2. Host Configuration¶

Enable preseed in the host configuration:

# hosts/forge/default.nix
modules.services.servicename = {
  enable = true;
  zfsDataset = "tank/services/servicename";
  mountpoint = "/var/lib/servicename";

  preseed = {
    enable = true;
    repositoryUrl = "/mnt/nas-backup";
    passwordFile = config.sops.secrets."restic/password".path;
    # Recommended: Exclude restic to preserve ZFS lineage
    restoreMethods = [ "syncoid" "local" ];
  };
};

# Configure Sanoid replication for the dataset
modules.backup.sanoid.datasets."tank/services/servicename" = {
  useTemplate = [ "production" ];
  recursive = false;
  replication = [{
    target = "backup/forge/zfs-recv/servicename";
    remoteHost = "nas-1.holthome.net";
  }];
};

3. mkPreseedService Parameters¶

The mkPreseedService helper function accepts:

Parameter	Type	Description
`serviceName`	string	Name of the service (used for unit naming)
`dataset`	string	ZFS dataset path (e.g., "tank/services/plex")
`mountpoint`	path	Mount point for the dataset
`mainServiceUnit`	string	Main systemd service unit name
`replicationCfg`	attrset or null	Replication config from findReplication
`datasetProperties`	attrset	ZFS properties to set on dataset creation
`resticRepoUrl`	string	Restic repository URL for fallback
`resticPasswordFile`	path	Restic password file path
`resticEnvironmentFile`	path or null	Optional environment file for cloud repos
`resticPaths`	list	Paths to restore from Restic
`restoreMethods`	list	Ordered list of restore methods to try
`hasCentralizedNotifications`	bool	Whether to send notifications
`owner`	string	Dataset owner user
`group`	string	Dataset owner group

💡 mkPreseedService automatically emits Prometheus textfile metrics (zfs_preseed_*) and, when hasCentralizedNotifications = true, uses the shared notify@ infrastructure to announce successes or failures.

Service Coverage¶

Services with Preseed Support¶

Service	Type	Dataset	Status
Plex	Native	tank/services/plex	✅ Production
Loki	Native	tank/services/loki	✅ Production
Grafana	Native	tank/services/grafana	✅ Production
Sonarr	Container	tank/services/sonarr	✅ Production
Radarr	Container	tank/services/radarr	✅ Production
Dispatcharr	Container	tank/services/dispatcharr	✅ Production

Services with Custom Preseed¶

Service	Reason	Implementation
PostgreSQL	Custom PITR with pgBackRest	`postgresql-preseed.nix`

Services Without Preseed¶

Service	Reason
Promtail	Stateless log shipper, no persistent data
Prometheus	Time-series data rebuilt from scraping
Caddy	Configuration managed declaratively

Testing Procedure¶

Disaster Recovery Test¶

To validate preseed functionality:

# 1. Stop the service
ssh forge.holthome.net "sudo systemctl stop servicename.service"
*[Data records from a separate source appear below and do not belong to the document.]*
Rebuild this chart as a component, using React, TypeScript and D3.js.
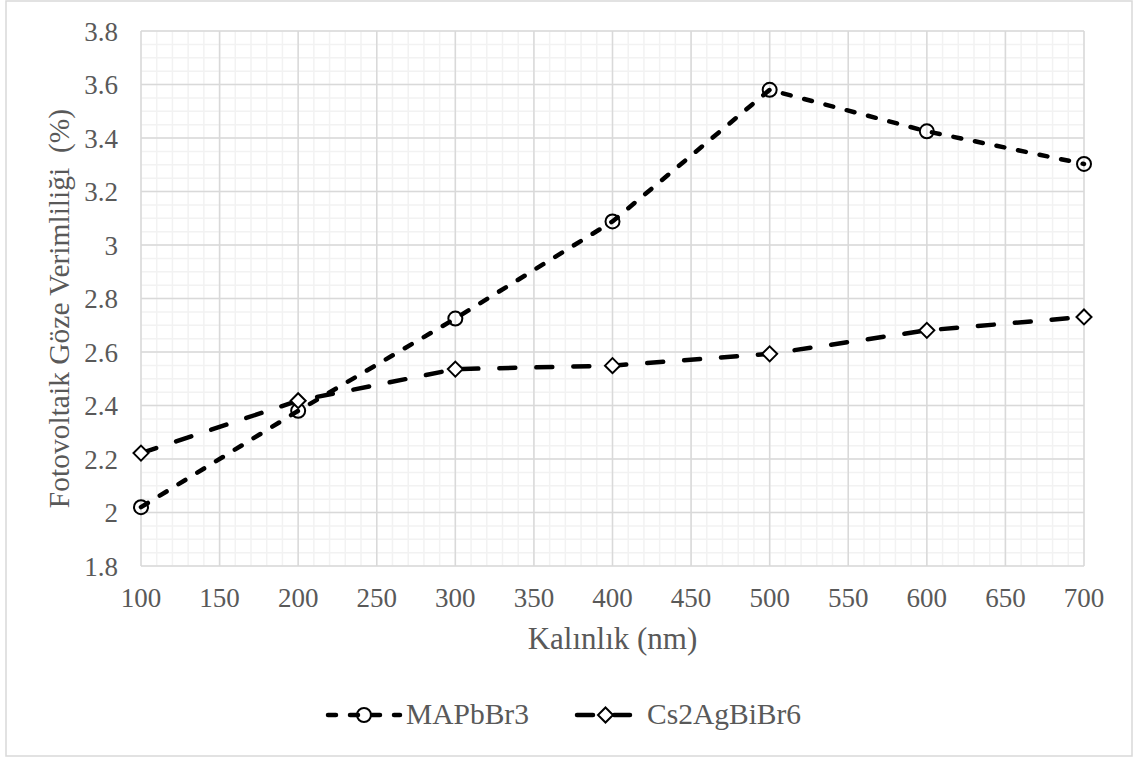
import React from "react";
import * as d3 from "d3";

// Thickness of the absorber layer (nm)
const thickness = [100, 200, 300, 400, 500, 600, 700];
// Photovoltaic cell efficiency (%)
const mapbbr3 = [2.02, 2.38, 2.725, 3.088, 3.58, 3.425, 3.303];
const cs2agbibr6 = [2.222, 2.418, 2.536, 2.549, 2.593, 2.681, 2.731];

const seriesNames = ["MAPbBr3", "Cs2AgBiBr6"];
const xTicks = [100, 150, 200, 250, 300, 350, 400, 450, 500, 550, 600, 650, 700];
const yTicks = [1.8, 2, 2.2, 2.4, 2.6, 2.8, 3, 3.2, 3.4, 3.6, 3.8];

const W = 1134;
const H = 758;
const plot = { left: 141, right: 1084, top: 31, bottom: 566 };
const font = "'Times New Roman', 'Liberation Serif', 'DejaVu Serif', 'Noto Serif', serif";
const textColor = "#595959";

const x = d3.scaleLinear().domain([100, 700]).range([plot.left, plot.right]);
const y = d3.scaleLinear().domain([1.8, 3.8]).range([plot.bottom, plot.top]);

const minorX = d3.range(100, 700.001, 10);
const minorY = d3.range(1.8, 3.8001, 0.05);

const line = d3
  .line<[number, number]>()
  .x((d) => x(d[0]))
  .y((d) => y(d[1]));

const styles = [
  { dash: "8 14", marker: "circle" },
  { dash: "16 21", marker: "diamond" },
];

function Marker({ kind, cx, cy }: { kind: string; cx: number; cy: number }) {
  if (kind === "circle") {
    return <circle cx={cx} cy={cy} r={7} fill="none" stroke="#000" strokeWidth={2} />;
  }
  const s = 7.5;
  return (
    <path
      d={`M${cx},${cy - s}L${cx + s},${cy}L${cx},${cy + s}L${cx - s},${cy}Z`}
      fill="#fff"
      stroke="#000"
      strokeWidth={2}
    />
  );
}

const T = (props: any) => <text {...props} style={{ fontFamily: font, whiteSpace: "pre" }} />;

export default function App() {
  const data = [mapbbr3, cs2agbibr6];
  const legend = [
    { x0: 328, x1: 400, text: 406 },
    { x0: 577, x1: 634, text: 647 },
  ];
  return (
    <svg
      width={W}
      height={H}
      style={{ position: "absolute", left: 0, top: 0, background: "#fff", fontFamily: font }}
    >
      <rect x={0} y={0} width={W} height={H} fill="#fff" />
      <rect x={6} y={1} width={1126} height={755} fill="#fff" stroke="#d9d9d9" strokeWidth={1.5} />

      {/* minor grid */}
      <g stroke="#f2f2f2" strokeWidth={1.5}>
        {minorX.map((v) => (
          <line key={"mx" + v} x1={x(v)} x2={x(v)} y1={plot.top} y2={plot.bottom} />
        ))}
        {minorY.map((v) => (
          <line key={"my" + v} x1={plot.left} x2={plot.right} y1={y(v)} y2={y(v)} />
        ))}
      </g>
      {/* major grid */}
      <g stroke="#d9d9d9" strokeWidth={1.5}>
        {xTicks.map((v) => (
          <line key={"gx" + v} x1={x(v)} x2={x(v)} y1={plot.top} y2={plot.bottom} />
        ))}
        {yTicks.map((v) => (
          <line key={"gy" + v} x1={plot.left} x2={plot.right} y1={y(v)} y2={y(v)} />
        ))}
      </g>

      {/* tick labels */}
      <g fill={textColor} fontSize={27}>
        {xTicks.map((v) => (
          <T key={"tx" + v} x={x(v)} y={607} textAnchor="middle">
            {v}
          </T>
        ))}
        {yTicks.map((v) => (
          <T key={"ty" + v} x={118} y={y(v) + 9.5} textAnchor="end">
            {d3.format("~g")(v)}
          </T>
        ))}
      </g>

      {/* axis titles */}
      <T x={(plot.left + plot.right) / 2} y={649} textAnchor="middle" fill={textColor} fontSize={31}>
        Kalınlık (nm)
      </T>
      <T
        transform={`translate(69, ${(plot.top + plot.bottom) / 2 + 10}) rotate(-90)`}
        textAnchor="middle"
        fill={textColor}
        fontSize={29.5}
      >
        {"Fotovoltaik Göze Verimliliği  (%)"}
      </T>

      {/* series */}
      {data.map((vals, i) => {
        const pts = thickness.map((t, j) => [t, vals[j]] as [number, number]);
        return (
          <g key={seriesNames[i]}>
            <path
              d={line(pts) || ""}
              fill="none"
              stroke="#000"
              strokeWidth={4.5}
              strokeLinecap="round"
              strokeDasharray={styles[i].dash}
            />
            {pts.map((p, j) => (
              <Marker key={j} kind={styles[i].marker} cx={x(p[0])} cy={y(p[1])} />
            ))}
          </g>
        );
      })}

      {/* legend */}
      {legend.map((l, i) => (
        <g key={"lg" + i}>
          <line
            x1={l.x0}
            x2={l.x1}
            y1={715}
            y2={715}
            stroke="#000"
            strokeWidth={4.5}
            strokeLinecap="round"
            strokeDasharray={styles[i].dash}
          />
          <Marker kind={styles[i].marker} cx={(l.x0 + l.x1) / 2} cy={715} />
          <T x={l.text} y={724} fill={textColor} fontSize={29.5}>
            {seriesNames[i]}
          </T>
        </g>
      ))}
    </svg>
  );
}
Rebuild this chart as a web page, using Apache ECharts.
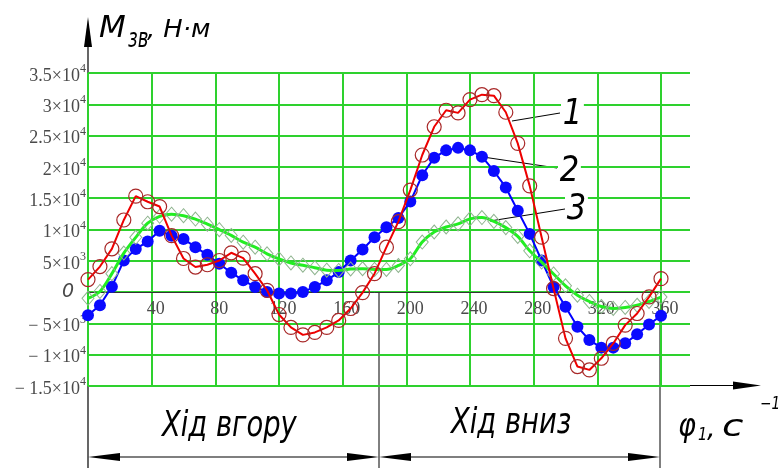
<!DOCTYPE html>
<html>
<head>
<meta charset="utf-8">
<script src="https://cdn.jsdelivr.net/npm/echarts@6/dist/echarts.min.js"></script>
<style>
  html, body { margin: 0; padding: 0; background: #fff; }
  #chart { width: 782px; height: 468px; }
</style>
</head>
<body>
<div id="chart"></div>
<script>
// crank angle, degrees
var angles = [0, 7.5, 15, 22.5, 30, 37.5, 45, 52.5, 60, 67.5, 75, 82.5, 90, 97.5, 105, 112.5,
  120, 127.5, 135, 142.5, 150, 157.5, 165, 172.5, 180, 187.5, 195, 202.5, 210, 217.5, 225, 232.5,
  240, 247.5, 255, 262.5, 270, 277.5, 285, 292.5, 300, 307.5, 315, 322.5, 330, 337.5, 345, 352.5, 360];

// curve 1 (red, open circles)
var curve1 = [2000, 4080, 6910, 11520, 15330, 14430, 13670, 9025, 5370, 4000, 4370, 5050, 6280, 5430, 2940, 290,
  -3580, -5640, -6830, -6440, -5640, -4530, -2620, -80, 2940, 7180, 11250, 16300, 21900, 26410, 29050, 28630,
  30750, 31540, 31380, 28730, 23760, 16970, 8770, 560, -7390, -11890, -12430, -10570, -8200, -5280, -3420, -760, 2150];

// curve 2 (blue, filled dots)
var curve2 = [-3700, -2100, 870, 5050, 6900, 8070, 9800, 9000, 8500, 7180, 5960, 4530, 3100, 1880, 830, 30,
  -240, -240, 30, 830, 1880, 3200, 5050, 6800, 8770, 10360, 11840, 14460, 18670, 21480, 22640, 23040,
  22640, 21640, 19350, 16720, 13000, 9300, 5050, 830, -2350, -5530, -7660, -8870, -8870, -8180, -6750, -5160, -3780];

// curve 3 (green, open diamonds)
var curve3 = [-1000, 100, 2950, 6230, 8750, 11000, 12100, 12450, 12200, 11660, 10850, 9970, 9050, 7970, 7180, 6120,
  5300, 4650, 4300, 3900, 3500, 3460, 3700, 3730, 3620, 3620, 4250, 5320, 8000, 9600, 10400, 10900,
  11700, 11900, 11300, 10300, 8900, 6600, 4800, 2900, 1000, -500, -1500, -2300, -2600, -2450, -2100, -1500, -800];

// y tick labels: mantissa and power of ten
var yTickValues = [35000, 30000, 25000, 20000, 15000, 10000, 5000, 0, -5000, -10000, -15000];
var yTickMant = ['3.5', '3', '2.5', '2', '1.5', '1', '5', '0', '\u2212 5', '\u2212 1', '\u2212 1.5'];
var yTickExp = ['4', '4', '4', '4', '4', '4', '3', '', '3', '4', '4'];

var GRID = '#2ed12e';
var SERIF = "'Liberation Serif', 'Times New Roman', serif";
var HAND = "'DejaVu Sans', sans-serif";
var INK = '#4a4a4a';

function pairs(ys) {
  var out = [];
  for (var i = 0; i < angles.length; i++) out.push([angles[i], ys[i]]);
  return out;
}

function yLabel(v) {
  var i = yTickValues.indexOf(v);
  if (i < 0) return '';
  if (yTickExp[i] === '') return '{z|' + yTickMant[i] + '}';
  return '{n|' + yTickMant[i] + '\u00d710}{s|' + yTickExp[i] + '}';
}

function arrowHead(tipX, tipY, dir, len, half) {
  return {
    type: 'polygon',
    shape: { points: [[tipX, tipY], [tipX - dir * len, tipY - half], [tipX - dir * len, tipY + half]] },
    style: { fill: '#000' }, silent: true
  };
}

function line(x1, y1, x2, y2, w) {
  return { type: 'line', shape: { x1: x1, y1: y1, x2: x2, y2: y2 },
    style: { stroke: '#000', lineWidth: w || 1 }, silent: true };
}

// thin, narrow italic drafting lettering
function label(x, y, text, size, sx, bg) {
  var st = { x: 0, y: 0, text: text, fill: '#000',
    font: 'italic 200 ' + size + 'px ' + HAND, verticalAlign: 'top' };
  if (bg) { st.backgroundColor = '#fff'; st.padding = [2, 2, 0, 2]; }
  return { type: 'text', x: x, y: y, scaleX: sx || 1, style: st, silent: true, z: 100 };
}

var chart = echarts.init(document.getElementById('chart'));

var option = {
  animation: false,
  backgroundColor: '#fff',
  grid: [
    { left: 88, right: 92, top: 73, bottom: 82 },
    { left: 88, right: 121, top: 73, bottom: 82 }
  ],
  xAxis: [
    { gridIndex: 0, type: 'value', min: 0, max: 1, show: false },
    {
      gridIndex: 1, type: 'value', min: 0, max: 360, interval: 40,
      position: 'bottom', offset: -93.9,
      axisLine: { onZero: false, lineStyle: { color: '#333', width: 1 } },
      axisTick: { show: false },
      splitLine: { show: true, lineStyle: { color: GRID, width: 2 } },
      axisLabel: {
        showMinLabel: false, margin: 8, padding: [0, 0, 0, 8],
        fontFamily: SERIF, fontSize: 18, color: INK
      }
    }
  ],
  yAxis: [
    {
      gridIndex: 0, type: 'value', min: -15000, max: 35000, interval: 5000,
      axisLine: { show: false },
      axisTick: { show: false },
      splitLine: { show: true, lineStyle: { color: GRID, width: 2 } },
      axisLabel: {
        margin: 2, formatter: yLabel,
        rich: {
          n: { fontFamily: SERIF, fontSize: 18, color: INK, lineHeight: 20, padding: [6, 0, 0, 0] },
          s: { fontFamily: SERIF, fontSize: 12, color: INK, lineHeight: 13, verticalAlign: 'top' },
          z: { fontFamily: HAND, fontStyle: 'italic', fontWeight: 200, fontSize: 19, color: INK, lineHeight: 20, padding: [0, 12, 0, 0] }
        }
      }
    },
    { gridIndex: 1, type: 'value', min: -15000, max: 35000, interval: 5000, show: false }
  ],
  series: [
    {
      name: '2', type: 'line', xAxisIndex: 1, yAxisIndex: 1,
      data: pairs(curve2),
      symbol: 'circle', symbolSize: 12,
      lineStyle: { color: '#0000ff', width: 2 },
      itemStyle: { color: '#0a0aff' },
      z: 3
    },
    {
      name: '3', type: 'line', xAxisIndex: 1, yAxisIndex: 1,
      data: pairs(curve3), smooth: 0.3,
      symbol: 'diamond', symbolSize: [12, 14],
      lineStyle: { color: '#22ee22', width: 3 },
      itemStyle: { color: 'rgba(0,0,0,0)', borderColor: '#8fb48f', borderWidth: 1 },
      z: 4
    },
    {
      name: '1', type: 'line', xAxisIndex: 1, yAxisIndex: 1,
      data: pairs(curve1),
      symbol: 'circle', symbolSize: 14,
      lineStyle: { color: '#ee0000', width: 2 },
      itemStyle: { color: 'rgba(0,0,0,0)', borderColor: '#a82828', borderWidth: 1.2 },
      z: 5
    }
  ],
  graphic: [
    // y axis with arrow
    line(88, 30, 88, 468, 1.2),
    { type: 'polygon', shape: { points: [[88, 17], [84, 47], [92, 47]] }, style: { fill: '#000' }, silent: true },
    // bottom axis with arrow
    line(88, 385.5, 740, 385.5, 1.2),
    arrowHead(761, 385.5, 1, 28, 4),
    // stroke separators
    line(379, 293, 379, 468, 1),
    line(660, 318, 660, 468, 1),
    // double arrows
    line(100, 457, 370, 457, 1.2),
    arrowHead(88, 457, -1, 32, 4),
    arrowHead(379, 457, 1, 32, 4),
    line(390, 457, 650, 457, 1.2),
    arrowHead(379, 457, -1, 32, 4),
    arrowHead(660, 457, 1, 32, 4),
    // leader lines
    line(512, 121, 560, 113, 1),
    line(483, 157, 557, 168, 1),
    line(490, 221, 565, 209, 1),
    // curve numbers
    label(561, 95, '1', 36, 0.85, true),
    label(558, 152, '2', 36, 0.85, true),
    label(565, 190, '3', 36, 0.85, true),
    // axis titles
    label(99, 13, 'M', 31, 1),
    label(128, 27, '\u0437\u0432', 26, 0.7),
    label(147, 18, ', \u041d\u00b7\u043c', 25, 1.03),
    label(162, 409, '\u0425\u0456\u0434 \u0432\u0433\u043e\u0440\u0443', 36, 0.76),
    label(451, 406, '\u0425\u0456\u0434 \u0432\u043d\u0438\u0437', 36, 0.76),
    label(678, 412, '\u03c6', 32, 0.85),
    label(698, 427, '1', 17, 0.85),
    label(707, 416, ',', 27, 1),
    label(722, 413, '\u0441', 30, 1.3),
    label(760, 396, '\u22121', 17, 0.8)
  ]
};

chart.setOption(option);
</script>
</body>
</html>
# 2. Verify dataset size before deletion
ssh forge.holthome.net "zfs list tank/services/servicename"

# 3. Delete the dataset
ssh forge.holthome.net "sudo zfs destroy -r tank/services/servicename"

# 4. Verify dataset is gone
ssh forge.holthome.net "zfs list tank/services/servicename"  # Should fail

# 5. Trigger preseed restoration
ssh forge.holthome.net "sudo systemctl start preseed-servicename.service"

# 6. Monitor restoration progress
ssh forge.holthome.net "sudo journalctl -u preseed-servicename.service -f"

# 7. Verify dataset restored
ssh forge.holthome.net "zfs list tank/services/servicename"

# 8. Start the service
ssh forge.holthome.net "sudo systemctl start servicename.service"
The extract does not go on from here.